To explain what to filter i try with this "pseudocode":
IF following the index we move from: previous df.low --> df.low --> df.high:
IF df.low > previous df.low: delete df.low
IF df.low < previous df.low: delete previous df.low
If i try to work this out with a for loop, it gives me a KeyError: 1.3339399999999999.
day = df.groupby(pd.TimeGrouper('D'))
is_day_min = day.extremes.apply(lambda x: x == x.min())
for i in df.extremes:
if is_day_min[i] == True and is_day_min[i+1] == True:
if df.extremes[i] > df.extremes[i+1]:
del df.extremes[i]
for i in df.extremes:
if is_day_min[i] == True and is_day_min[i+1] == True:
if df.extremes[i] < df.extremes[i+1]:
del df.extremes[i+1]
How to filter/delete the values as i explained in pseudocode?

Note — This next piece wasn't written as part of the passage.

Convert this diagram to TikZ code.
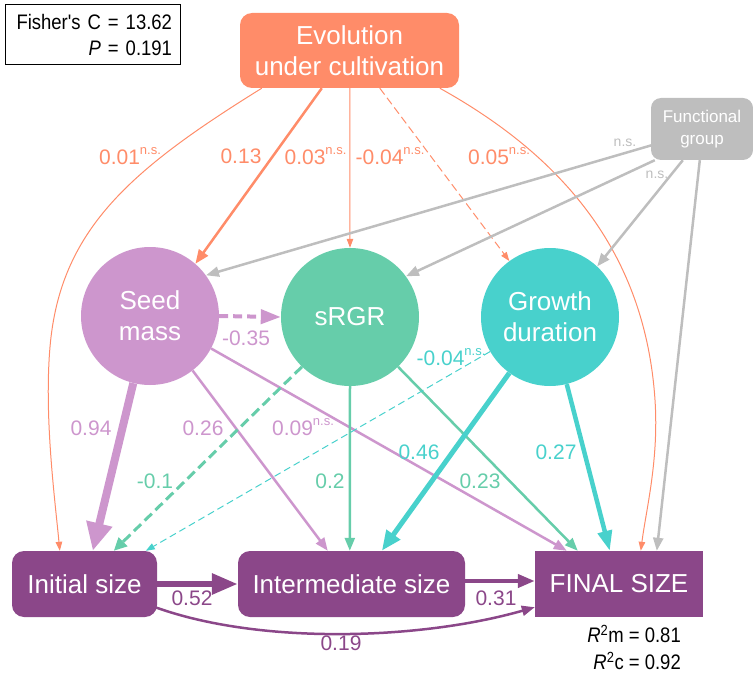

I am struggling with indexing and bools but i can't solve this. I strongly suspect that i need to use a lambda function, but i don't know how to apply it. So please have mercy it's too long that i'm trying on this. Hope i've been clear enough.
All you're really missing is a way of saying "previous low" in a vectorized fashion. That's spelled df['low'].shift(-1). Once you have that it's just:
prev = df.low.shift(-1)
filtered_df = df[~((df.low > prev) | (df.low < prev))]